Realistic training provides the U.S. and partnered warfighters with the combat edge.

Mountain Home has the right mix of air space, modern ranges and proficient personnel, which makes this base and ranges the perfect location for this type of combined-joint training.

The 366th Operations Support Squadron hosted the exercise and solicited all participants, set up times, airspace and players for the close-air support scenarios, said Air Force Maj. Dave "Mach" Cochran, 366th OSS Wing Weapons and Systems chief.

If the U.S. Air Force, Air Guard, Navy, Marines and British partners were all pieces of an international interoperability puzzle, the 366th OSS is the mechanism to assemble the pieces.

"Our primary role at wing weapons and tactics is to be knowledgeable about all pieces," said Cochran. "We develop relationships and integration proficiency by creating and executing exercises like this. The relationships we make this week and the tactics we practice could very well be used in combat in the near future to maximize the effectiveness of the joint and coalition force."

For any enemy forces seeking refuge from America's war fighters, the Navy forces at VAQ-139 Whidbey Island, provide airborne electronic attack to suppress their air defense systems and communication nodes.

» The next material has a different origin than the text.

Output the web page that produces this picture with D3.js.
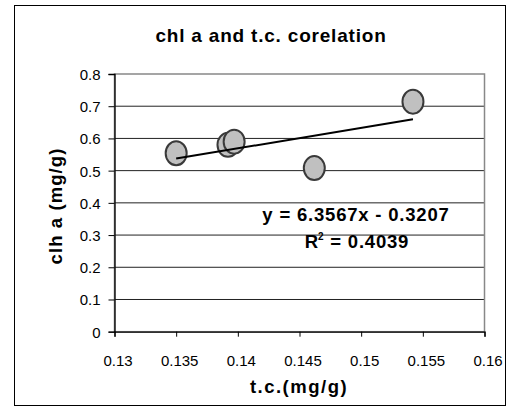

"Our squadron operates the EA-18G Growler that is one of the only purpose built aircraft in the (Department of Defense), which provides electronic attack against enemy air defenses providing a sanctuary for friendly forces," said Navy Lt. Cmdr. Joshua VanNyhuis, VAQ-139 training officer. "We expect to have friendly ground and air forces meet all of their objectives with zero friendly losses or fratricide by controlling the electromagnetic spectrum."

Combat air power translates to lives saved on for ground forces. No one knows this realism more than Special Forces.

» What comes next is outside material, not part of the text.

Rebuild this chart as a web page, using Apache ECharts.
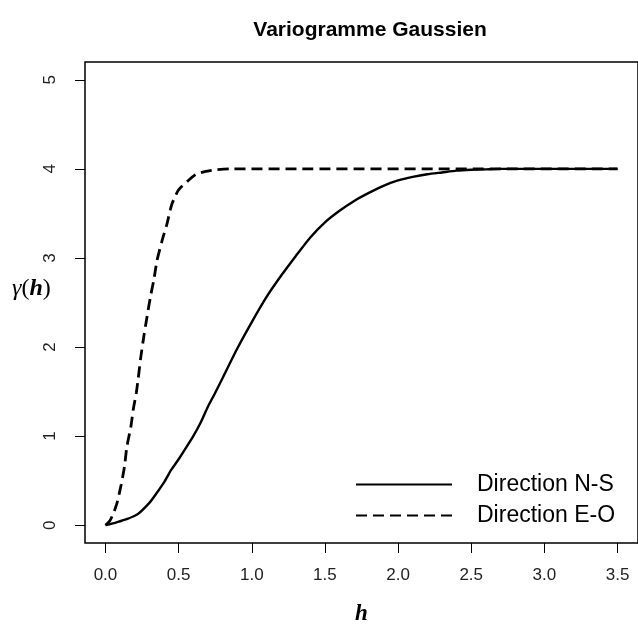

"The simulated threats and scenarios we develop here will undoubtedly save lives in Afghanistan or wherever the next war takes us," said an Air Force CCT, a member of the most highly trained special operations force in the U.S. military; a team that spends more than two years in initial entry training. "This is the optimal range to work because we get the right mix of Air Force, joint and foreign partners here, and can culminate all our mutual skill sets into a perfect execution of CAS, shows of force or other assaults on realistic threat scenarios."

That realism the CCT eluded to is paramount for both air and ground forces in this type of exercise, said Air Force Tech. Sgt. Justin Summers, 266th RANS ground radar systems technician.

"Our unit's role is to portray the bad guy," said Summers. "We use real-time data and information we gain through our own intelligence to realistically simulate what the enemy does. We operate radars and simulate attacking aircraft, and then the aircrew can practice evading."

Once training is complete, the 266th RANS provides video and written feedback to the crews for training.

"We create an electronic warfare environment that they'd encounter overseas and in any contingency today," said Air Force Master Sgt. Bernard Castro, 266th RANS ground radar work center supervisor. "This isn't a practice for us, we put our prime operators in the seat and provide our pilots the most realistic training possible."

Working with Marines, Navy and British allies helps all parties out by enhancing communication across the forces, which is what you'd have in a real wartime situation, said Summers.

"We can simulate almost any threat in the world to near perfection. We add even more realism by providing exercise surface to air missile attacks, which aircrew will need to evade," said Summers. "We provide them the most realistic training opportunity available and are always seeking improvements and be ever evolving."

Today's mix of allied ground, air and space force provides national leaders the unmatched ability to take early, rapid and decisive action in combat, peacekeeping or humanitarian operations.

In training for warfare, realism is paramount, said Castro.

Mountain Home and the 266th RANS control and maintain emitter sites across almost 7,500-square miles of operational range space, and it's that access to airspace and ranges that allows for realistic, safe training and testing while providing the flexibility to accommodate the complexity of this multinational, multiservice exercise and for real world scenarios for all forces today and into the future.